▶ **Task statement**
From the top of the entries, reproduce each line exactly, stopping after the line that contains "(complt) at (453,153)". Omit pictures.

*-*-*

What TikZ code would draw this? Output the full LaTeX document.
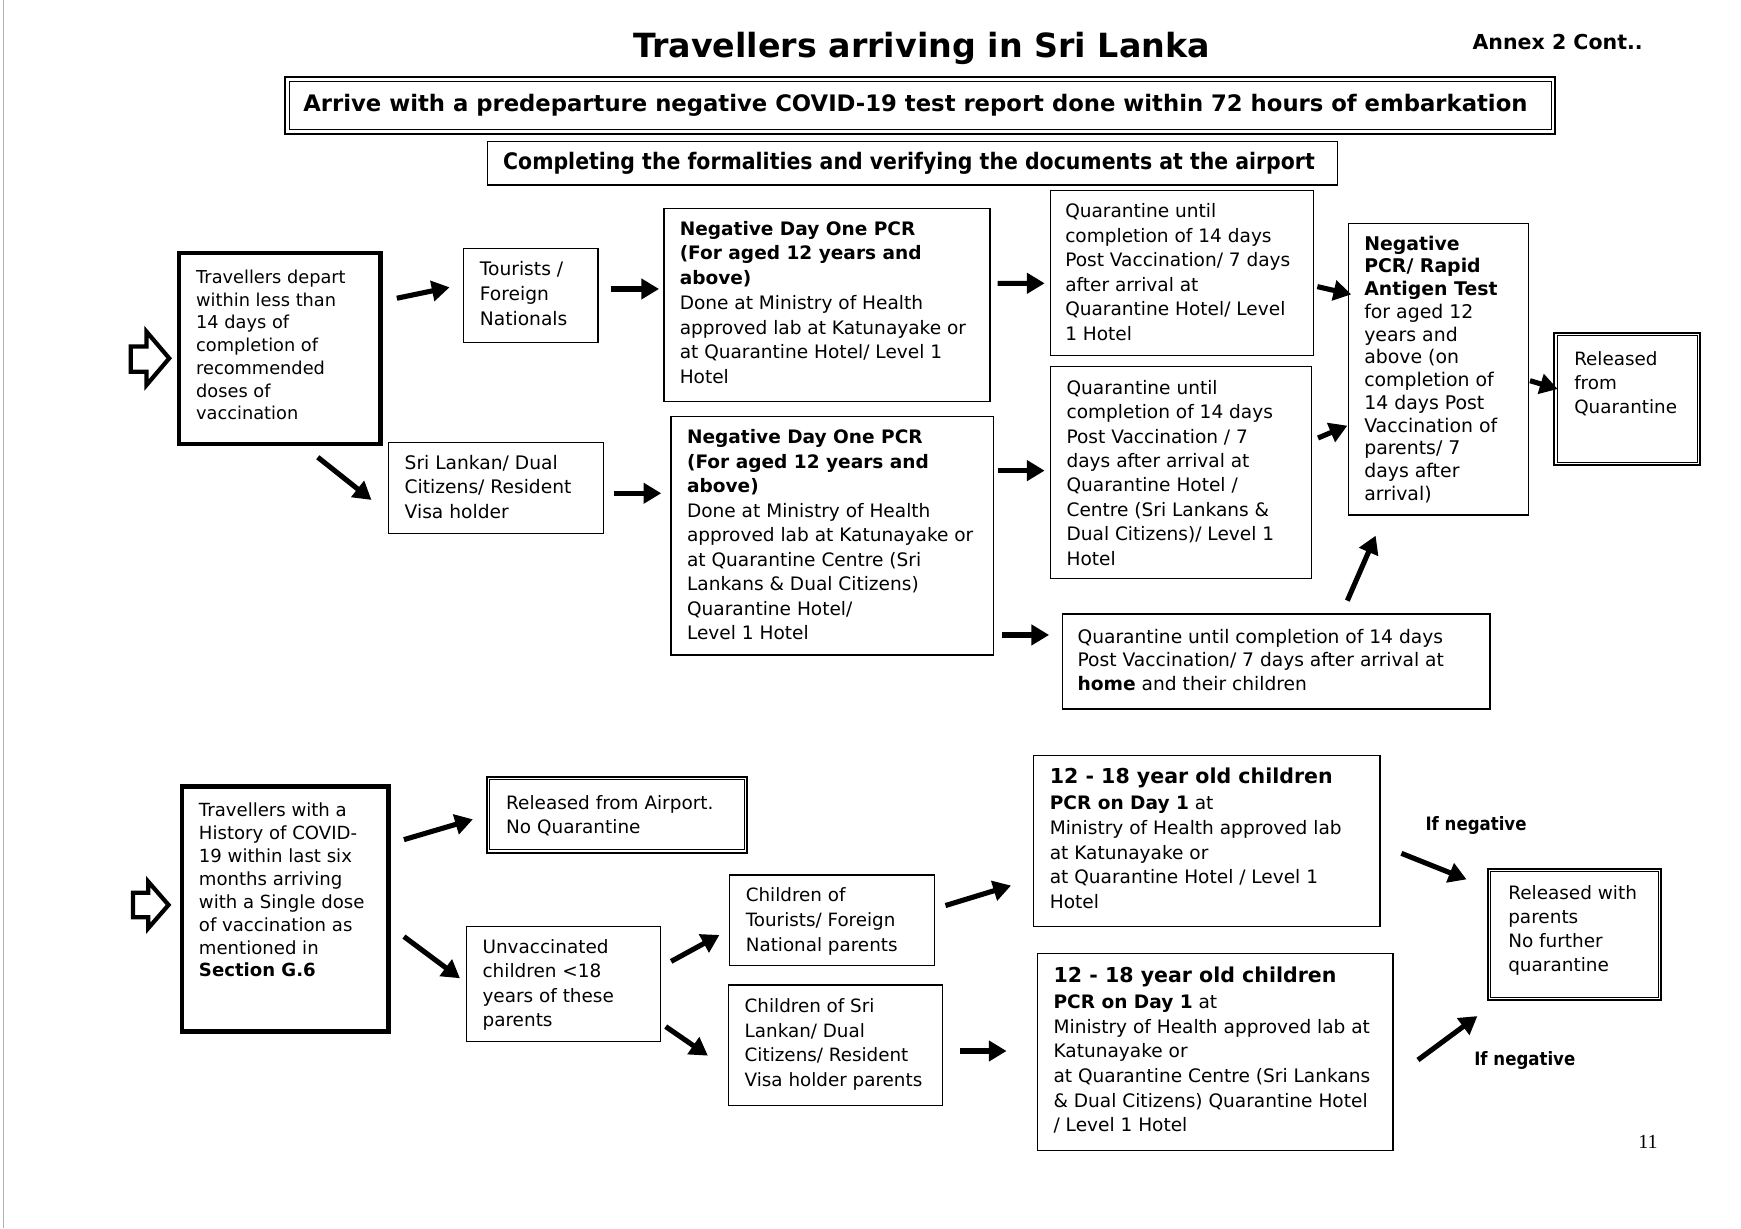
\documentclass[tikz,border=0pt]{standalone}
\usepackage{fontspec}
\setmainfont{DejaVu Sans}
\newfontfamily\tah[FakeStretch=0.9]{DejaVu Sans}
\newfontfamily\numfont{Liberation Serif}
\usetikzlibrary{arrows.meta}
\newcommand\fs[2]{\fontsize{#1}{#2}\selectfont}
\newcommand\mkbox[6]{\node[#2, minimum width=#5pt, minimum height=#6pt] (#1) at (#3,#4) {};}
\newcommand\inner[2]{\draw[line width=0.9pt] ([shift={(#2,#2)}]#1.north west) rectangle ([shift={(-#2,-#2)}]#1.south east);}
\newcommand\conn[6]{\draw[arr] ([shift={(#2,#3)}]#1.center) -- ([shift={(#5,#6)}]#4.center);}
\newcommand\st{\rule{0pt}{16pt}}
\begin{document}
\begin{tikzpicture}[x=1pt,y=-1pt,
  bx/.style={draw, line width=1.1pt, anchor=north west, inner sep=0pt},
  thickbox/.style={bx, line width=4pt},
  dbl/.style={bx, line width=1.8pt},
  txt/.style={anchor=north west, inner sep=0pt, align=left},
  lbl/.style={anchor=base west, inner sep=0pt},
  arr/.style={line width=4.6pt, -{Triangle[length=16pt,width=18pt]}},
  bigarr/.style={draw, line width=3.8pt, line join=miter}]
\useasboundingbox (0,0) rectangle (1568,1106);
\fill[white] (0,0) rectangle (1568,1106);
\draw[gray!60, line width=1pt] (3,0) -- (3,1106);

% header
\node[lbl, font=\bfseries\fs{30}{36}] (title) at (570,52) {Travellers arriving in Sri Lanka};
\node[lbl, font=\bfseries\fs{18.5}{22}] (annex) at (1326,45) {Annex 2 Cont..};
\mkbox{arrive}{dbl}{256}{68.5}{1144}{51}
\inner{arrive}{4.5}
\node[lbl, font=\bfseries\fs{20.47}{24}] (arrivet) at (273,100) {Arrive with a predeparture negative COVID-19 test report done within 72 hours of embarkation};
\mkbox{compl}{bx}{438.6}{127}{765.4}{39}
\node[lbl, font=\tah\bfseries\fs{20.47}{24}] (complt) at (453,153) {Completing the formalities and verifying the documents at the airport};

% big open arrows
\draw[bigarr] (117.8,312) -- (132,312) -- (132,298.7) -- (152.4,322.7) -- (132,346.7) -- (132,334.8) -- (117.8,334.8) -- cycle;
\draw[bigarr] (119.7,804) -- (133.5,804) -- (133.5,794) -- (151.8,815) -- (133.5,836) -- (133.5,826) -- (119.7,826) -- cycle;

% upper section boxes
\mkbox{T1}{thickbox}{159}{226}{181.5}{172}
\node[txt, font=\fs{16}{20.5}] (T1t) at (176.5,239) {\st Travellers depart\\within less than\\14 days of\\completion of\\recommended\\doses of\\vaccination};
\mkbox{Tour}{bx}{417}{223}{121}{85}
\node[txt, font=\fs{16.8}{22.5}] (Tourt) at (432,231.7) {\st Tourists /\\Foreign\\Nationals};
\mkbox{N1}{bx}{597.5}{187}{293.5}{174}
\node[txt, font=\fs{16.7}{22.25}] (N1t) at (612,195.7) {\st\textbf{Negative Day One PCR}\\\textbf{(For aged 12 years and}\\\textbf{above)}\\Done at Ministry of Health\\approved lab at Katunayake or\\at Quarantine Hotel/ Level 1\\Hotel};
\mkbox{Q1}{bx}{945.5}{171}{237.2}{148.7}
\node[txt, font=\fs{16.7}{22.1}] (Q1t) at (959.2,179.7) {\st Quarantine until\\completion of 14 days\\Post Vaccination/ 7 days\\after arrival at\\Quarantine Hotel/ Level\\1 Hotel};
\mkbox{NP}{bx}{1213.8}{200.5}{162.2}{262.7}
\node[txt, font=\fs{17}{20.46}] (NPt) at (1228.5,209.2) {\st\textbf{Negative}\\\textbf{PCR/ Rapid}\\\textbf{Antigen Test}\\for aged 12\\years and\\above (on\\completion of\\14 days Post\\Vaccination of\\parents/ 7\\days after\\arrival)};
\mkbox{Rel}{dbl}{1399}{298.7}{131.3}{119.2}
\inner{Rel}{3.5}
\node[txt, font=\fs{16.5}{21.8}] (Relt) at (1417.6,312.7) {\st Released\\from\\Quarantine};
\mkbox{SL}{bx}{349.4}{397.8}{193.6}{82}
\node[txt, font=\fs{16.8}{22.1}] (SLt) at (364.3,406.5) {\st Sri Lankan/ Dual\\Citizens/ Resident\\Visa holder};
\mkbox{N2}{bx}{603.8}{374.7}{290.2}{214.6}
\node[txt, font=\fs{16.7}{22.1}] (N2t) at (618.6,383.3) {\st\textbf{Negative Day One PCR}\\\textbf{(For aged 12 years and}\\\textbf{above)}\\Done at Ministry of Health\\approved lab at Katunayake or\\at Quarantine Centre (Sri\\Lankans \& Dual Citizens)\\Quarantine Hotel/\\Level 1 Hotel};
\mkbox{Q2}{bx}{945.5}{329.6}{235.2}{190.7}
\node[txt, font=\fs{16.7}{22}] (Q2t) at (960.4,338.9) {\st Quarantine until\\completion of 14 days\\Post Vaccination / 7\\days after arrival at\\Quarantine Hotel /\\Centre (Sri Lankans \&\\Dual Citizens)/ Level 1\\Hotel};
\mkbox{QH}{bx}{956.2}{552.4}{385.1}{85.6}
\node[txt, font=\fs{16.8}{21.1}] (QHt) at (970.3,563.4) {\st Quarantine until completion of 14 days\\Post Vaccination/ 7 days after arrival at\\\textbf{home} and their children};

% lower section boxes
\mkbox{T2}{thickbox}{161.7}{706.4}{186.3}{220.6}
\node[txt, font=\fs{16.3}{20.6}] (T2t) at (179,719.5) {\st Travellers with a\\History of COVID-\\19 within last six\\months arriving\\with a Single dose\\of vaccination as\\mentioned in\\\textbf{Section G.6}};
\mkbox{RA}{dbl}{437.4}{698.6}{234.7}{68.4}
\inner{RA}{3.5}
\node[txt, font=\fs{16.6}{21.2}] (RAt) at (455.7,713) {\st Released from Airport.\\No Quarantine};
\mkbox{UC}{bx}{419.6}{833.7}{174.4}{103.9}
\node[txt, font=\fs{16.6}{22}] (UCt) at (434.4,842.6) {\st Unvaccinated\\children <18\\years of these\\parents};
\mkbox{CT}{bx}{656.8}{787.5}{184.2}{81.6}
\node[txt, font=\fs{16.5}{22.2}] (CTt) at (671.5,796.1) {\st Children of\\Tourists/ Foreign\\National parents};
\mkbox{CS}{bx}{655.8}{886.6}{192.6}{108.4}
\node[txt, font=\fs{16.5}{22.2}] (CSt) at (670.5,895.8) {\st Children of Sri\\Lankan/ Dual\\Citizens/ Resident\\Visa holder parents};
\mkbox{K1}{bx}{930.5}{680}{311.9}{153.7}
\node[lbl, font=\bfseries\fs{18.5}{22}] (K1h) at (945.3,705.5) {12 - 18 year old children};
\node[txt, font=\fs{16.7}{22.3}] (K1t) at (945.3,713) {\st\textbf{PCR on Day 1} at\\Ministry of Health approved lab\\at Katunayake or\\at Quarantine Hotel / Level 1\\Hotel};
\mkbox{K2}{bx}{933.9}{858}{320.1}{177.8}
\node[lbl, font=\bfseries\fs{18.5}{22}] (K2h) at (948.7,885) {12 - 18 year old children};
\node[txt, font=\fs{16.7}{22.2}] (K2t) at (948.7,892.2) {\st\textbf{PCR on Day 1} at\\Ministry of Health approved lab at\\Katunayake or\\at Quarantine Centre (Sri Lankans\\\& Dual Citizens) Quarantine Hotel\\/ Level 1 Hotel};
\mkbox{RW}{dbl}{1339.1}{781.5}{156.2}{118.5}
\inner{RW}{3.5}
\node[txt, font=\fs{16.6}{21.7}] (RWt) at (1358.2,794) {\st Released with\\parents\\No further\\quarantine};
\node[lbl, font=\tah\bfseries\fs{16.6}{20}] (neg1) at (1283.7,748.1) {If negative};
\node[lbl, font=\tah\bfseries\fs{16.6}{20}] (neg2) at (1327.6,959.2) {If negative};
\node[lbl, font=\numfont\fs{18}{20}] (page) at (1475.3,1034.3) {11};

% connectors
\conn{T1}{105.65}{-45.4}{Tour}{-73.1}{-7.3}
\conn{Tour}{71.9}{-5.8}{N1}{-151.25}{-14.3}
\conn{N1}{153.75}{-19.4}{Q1}{-123.8}{9.25}
\conn{Q1}{121.8}{12.25}{NP}{-78.4}{-67.25}
\conn{NP}{82.5}{10.45}{Rel}{-62.65}{-8.8}
\conn{T1}{34.45}{97.8}{SL}{-112.2}{10.9}
\conn{SL}{106.1}{4.9}{N2}{-153.9}{-38.3}
\conn{N2}{149.1}{-58.7}{Q2}{-122.8}{-1.65}
\conn{Q2}{123.4}{-31.05}{NP}{-82}{50.95}
\conn{N2}{153.2}{89.3}{QH}{-204.45}{-23.9}
\conn{QH}{64.15}{-54.8}{NP}{-56.5}{150.05}
\conn{T2}{106.95}{-62.5}{RA}{-129.75}{4.2}
\conn{T2}{106.95}{24.8}{UC}{-93.1}{-5.15}
\conn{UC}{97.1}{-20.35}{CT}{-101.5}{13.2}
\conn{UC}{92.2}{38.35}{CS}{-115.1}{9.4}
\conn{CT}{102.1}{-13.3}{K1}{-176.45}{40.15}
\conn{CS}{111.9}{5.2}{K2}{-187.95}{-0.9}
\conn{K1}{175.15}{11.15}{RW}{-97.3}{-49.65}
\conn{K2}{182.55}{7.2}{RW}{-87.5}{73.45}
\end{tikzpicture}
\end{document}
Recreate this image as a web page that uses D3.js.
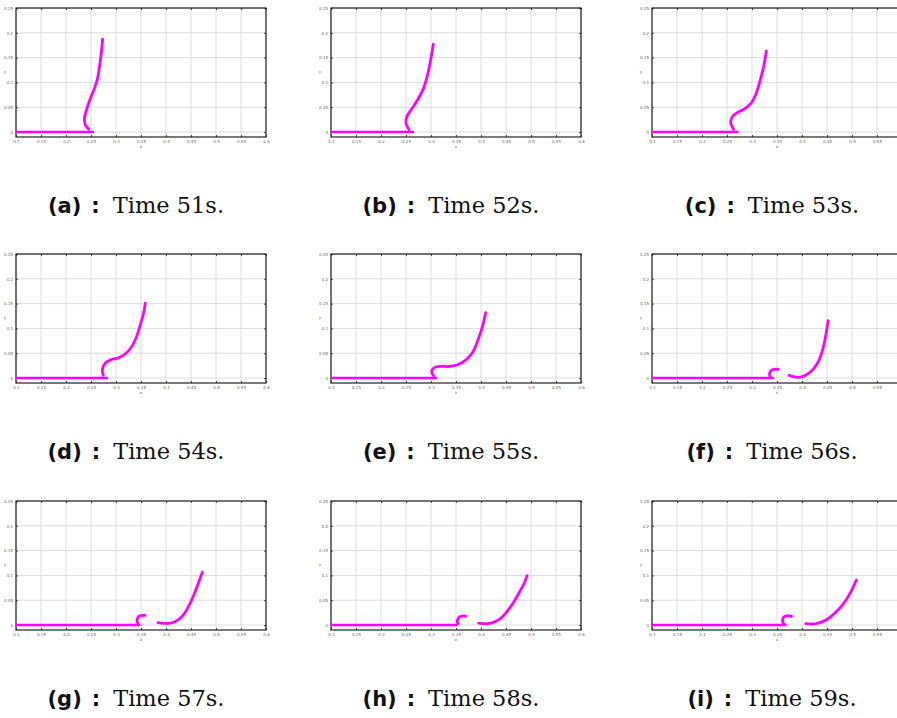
<!DOCTYPE html>
<html>
<head>
<meta charset="utf-8" />
<title>Film front, times 51-59 s</title>
<script src="https://d3js.org/d3.v7.min.js"></script>
<style>
  body { margin: 0px; background: white; }
  .tick-label { font-family: "DejaVu Sans", sans-serif; font-size: 4px; fill: #666; }
  .axis-name { font-family: "DejaVu Sans", sans-serif; font-size: 4px; fill: #666; }
  .cap-letter { font-family: "DejaVu Sans", sans-serif; font-weight: bold; font-size: 21px; }
  .cap-text { font-family: "DejaVu Serif", serif; font-size: 22.5px; }
</style>
</head>
<body>
<svg id="chart"></svg>
<script>

var width = 897;
var height = 718;

// panel labels and times
var letters = ["a", "b", "c", "d", "e", "f", "g", "h", "i"];
var times = [51, 52, 53, 54, 55, 56, 57, 58, 59];

var xTicks = [0.1, 0.15, 0.2, 0.25, 0.3, 0.35, 0.4, 0.45, 0.5, 0.55, 0.6];
var xTickLabels = ["0.1", "0.15", "0.2", "0.25", "0.3", "0.35", "0.4", "0.45", "0.5", "0.55", "0.6"];
var yTicks = [0, 0.05, 0.1, 0.15, 0.2, 0.25];
var yTickLabels = ["0", "0.05", "0.1", "0.15", "0.2", "0.25"];

// flat film on the wall: from x = 0.1 to filmEnd, y = 0
var filmEnd = [0.256, 0.266, 0.273, 0.284, 0.312, 0.344, 0.349, 0.353, 0.369];

// rising front, [x, y]
var fronts = [
    [[0.2456, 0.0054], [0.239, 0.014], [0.2368, 0.0276], [0.241, 0.0444], [0.2476, 0.0646], [0.2557, 0.0848], [0.2624, 0.105], [0.267, 0.132], [0.2705, 0.159], [0.2732, 0.187]],
    [[0.2563, 0.0047], [0.2497, 0.019], [0.2523, 0.0326], [0.261, 0.046], [0.274, 0.066], [0.2854, 0.089], [0.294, 0.119], [0.3, 0.149], [0.3046, 0.177]],
    [[0.2633, 0.0053], [0.2573, 0.0187], [0.2607, 0.0307], [0.272, 0.04], [0.2853, 0.0467], [0.2987, 0.0587], [0.3087, 0.0787], [0.3167, 0.1053], [0.3233, 0.132], [0.3287, 0.1633]],
    [[0.2747, 0.0053], [0.2727, 0.0173], [0.2793, 0.0307], [0.2893, 0.0367], [0.3027, 0.04], [0.316, 0.0467], [0.3293, 0.06], [0.3393, 0.0787], [0.348, 0.1053], [0.3547, 0.1287], [0.3587, 0.1507]],
    [[0.3053, 0.004], [0.3013, 0.0133], [0.3053, 0.02], [0.3167, 0.0233], [0.3367, 0.0233], [0.3533, 0.0267], [0.37, 0.0367], [0.3833, 0.052], [0.3947, 0.0787], [0.4033, 0.1053], [0.4093, 0.132]],
    [[0.3743, 0.0053], [0.3823, 0.0027], [0.3923, 0.0013], [0.4023, 0.0033], [0.4123, 0.0087], [0.4222, 0.0174], [0.4322, 0.032], [0.4409, 0.0555], [0.4469, 0.0822], [0.4522, 0.1157]],
    [[0.384, 0.0047], [0.396, 0.0033], [0.4093, 0.004], [0.4227, 0.0093], [0.436, 0.022], [0.448, 0.0433], [0.4593, 0.07], [0.468, 0.0933], [0.4727, 0.1067]],
    [[0.3953, 0.004], [0.4067, 0.0027], [0.42, 0.004], [0.4367, 0.0113], [0.45, 0.0247], [0.4633, 0.0427], [0.4767, 0.066], [0.4867, 0.0847], [0.492, 0.0993]],
    [[0.4076, 0.0027], [0.419, 0.002], [0.4322, 0.004], [0.4489, 0.0107], [0.4655, 0.024], [0.4808, 0.04], [0.4955, 0.0627], [0.5088, 0.0907]]
];

// small hook left behind after pinch-off (panels f-i)
var hooks = [
    null, null, null, null, null,
    [[0.3363, 0.0013], [0.335, 0.0087], [0.3377, 0.0147], [0.3437, 0.0174], [0.353, 0.0174]],
    [[0.344, 0.002], [0.342, 0.01], [0.346, 0.0173], [0.3527, 0.0193], [0.358, 0.0193]],
    [[0.354, 0.0027], [0.3527, 0.0093], [0.3567, 0.016], [0.362, 0.018], [0.37, 0.018]],
    [[0.3636, 0.0013], [0.361, 0.0093], [0.3636, 0.016], [0.3703, 0.0187], [0.379, 0.0173]]
];

var colLeft = [16, 331, 652];
var rowTop = [8, 254, 501];
var plotW = 250;
var plotH = 129;
var magenta = "#ff00ff";

var svg = d3.select("#chart")
    .attr("width", width)
    .attr("height", height);

svg.append("rect").attr("width", width).attr("height", height).attr("fill", "white");

var x = d3.scaleLinear().domain([0.1, 0.6]).range([0, plotW]);
var y = d3.scaleLinear().domain([-0.01, 0.25]).range([plotH, 0]);

var line = d3.line()
    .x(function(d) { return x(d[0]); })
    .y(function(d) { return y(d[1]); })
    .curve(d3.curveCatmullRom);

letters.forEach(function(letter, i) {
    var col = i % 3;
    var row = Math.floor(i / 3);
    var left = colLeft[col];
    var g = svg.append("g")
        .attr("transform", "translate(" + left + "," + rowTop[row] + ")");

    // grid
    g.selectAll(".gx").data(xTicks).enter().append("line")
        .attr("x1", function(d) { return x(d); }).attr("x2", function(d) { return x(d); })
        .attr("y1", 0).attr("y2", plotH)
        .attr("stroke", "#d9d9d9").attr("stroke-width", 0.9);
    g.selectAll(".gy").data(yTicks).enter().append("line")
        .attr("y1", function(d) { return y(d); }).attr("y2", function(d) { return y(d); })
        .attr("x1", 0).attr("x2", plotW)
        .attr("stroke", "#d9d9d9").attr("stroke-width", 0.9);

    // axes, ticks inward, then the box
    // labels past the page edge are not shown (the right column is cut off)
    var xAxis = d3.axisBottom(x).tickValues(xTicks).tickSize(-2).tickPadding(3)
        .tickFormat(function(d, k) { return left + x(d) + 6 > width ? "" : xTickLabels[k]; });
    var xa = g.append("g").attr("transform", "translate(0," + plotH + ")").call(xAxis);
    var xTop = g.append("g").call(d3.axisTop(x).tickValues(xTicks).tickSize(-2).tickFormat(""));
    var yAxis = d3.axisLeft(y).tickValues(yTicks).tickSize(-2).tickPadding(3)
        .tickFormat(function(d, k) { return yTickLabels[k]; });
    var ya = g.append("g").call(yAxis);
    var yRight = g.append("g").attr("transform", "translate(" + plotW + ",0)")
        .call(d3.axisRight(y).tickValues(yTicks).tickSize(-2).tickFormat(""));

    [xa, xTop, ya, yRight].forEach(function(a) {
        a.select(".domain").remove();
        a.selectAll(".tick line").attr("stroke", "#222").attr("stroke-width", 0.8);
        a.selectAll(".tick text").attr("class", "tick-label").attr("font-size", null).attr("font-family", null).attr("fill", null);
    });

    g.append("rect")
        .attr("width", plotW).attr("height", plotH)
        .attr("fill", "none").attr("stroke", "#222").attr("stroke-width", 1.2);

    g.append("text").attr("class", "axis-name")
        .attr("x", plotW / 2).attr("y", plotH + 11).attr("text-anchor", "middle").text("x");
    g.append("text").attr("class", "axis-name")
        .attr("x", -11).attr("y", plotH / 2).attr("text-anchor", "middle").text("y");

    // film + front
    var curves = g.append("g");
    curves.append("path")
        .attr("d", line([[0.1, 0], [filmEnd[i], 0]]))
        .attr("fill", "none").attr("stroke", magenta).attr("stroke-width", 2.6);
    curves.append("path")
        .attr("d", line(fronts[i]))
        .attr("fill", "none").attr("stroke", magenta).attr("stroke-width", 2.8)
        .attr("stroke-linecap", "round").attr("stroke-linejoin", "round");
    if (hooks[i]) {
        curves.append("path")
            .attr("d", line(hooks[i]))
            .attr("fill", "none").attr("stroke", magenta).attr("stroke-width", 2.8)
            .attr("stroke-linecap", "round");
    }

    // caption
    var cap = g.append("text")
        .attr("x", plotW / 2 - 5).attr("y", 205)
        .attr("text-anchor", "middle")
        .attr("fill", "#111")
        .attr("xml:space", "preserve");
    cap.append("tspan").attr("class", "cap-letter").text("(" + letter + ")");
    cap.append("tspan").attr("class", "cap-letter").attr("dx", 10).text(":");
    cap.append("tspan").attr("class", "cap-text").attr("dx", 13).text("Time " + times[i] + "s.");
});

</script>
</body>
</html>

*-*-*

▶ **Right answer**
What TikZ code would draw this? Output the full LaTeX document.
\documentclass[tikz,border=0pt]{standalone}
\usepackage{fontspec}
\setmainfont{DejaVu Sans}
\newfontfamily\tah[FakeStretch=0.9]{DejaVu Sans}
\newfontfamily\numfont{Liberation Serif}
\usetikzlibrary{arrows.meta}
\newcommand\fs[2]{\fontsize{#1}{#2}\selectfont}
\newcommand\mkbox[6]{\node[#2, minimum width=#5pt, minimum height=#6pt] (#1) at (#3,#4) {};}
\newcommand\inner[2]{\draw[line width=0.9pt] ([shift={(#2,#2)}]#1.north west) rectangle ([shift={(-#2,-#2)}]#1.south east);}
\newcommand\conn[6]{\draw[arr] ([shift={(#2,#3)}]#1.center) -- ([shift={(#5,#6)}]#4.center);}
\newcommand\st{\rule{0pt}{16pt}}
\begin{document}
\begin{tikzpicture}[x=1pt,y=-1pt,
  bx/.style={draw, line width=1.1pt, anchor=north west, inner sep=0pt},
  thickbox/.style={bx, line width=4pt},
  dbl/.style={bx, line width=1.8pt},
  txt/.style={anchor=north west, inner sep=0pt, align=left},
  lbl/.style={anchor=base west, inner sep=0pt},
  arr/.style={line width=4.6pt, -{Triangle[length=16pt,width=18pt]}},
  bigarr/.style={draw, line width=3.8pt, line join=miter}]
\useasboundingbox (0,0) rectangle (1568,1106);
\fill[white] (0,0) rectangle (1568,1106);
\draw[gray!60, line width=1pt] (3,0) -- (3,1106);

% header
\node[lbl, font=\bfseries\fs{30}{36}] (title) at (570,52) {Travellers arriving in Sri Lanka};
\node[lbl, font=\bfseries\fs{18.5}{22}] (annex) at (1326,45) {Annex 2 Cont..};
\mkbox{arrive}{dbl}{256}{68.5}{1144}{51}
\inner{arrive}{4.5}
\node[lbl, font=\bfseries\fs{20.47}{24}] (arrivet) at (273,100) {Arrive with a predeparture negative COVID-19 test report done within 72 hours of embarkation};
\mkbox{compl}{bx}{438.6}{127}{765.4}{39}
\node[lbl, font=\tah\bfseries\fs{20.47}{24}] (complt) at (453,153) {Completing the formalities and verifying the documents at the airport};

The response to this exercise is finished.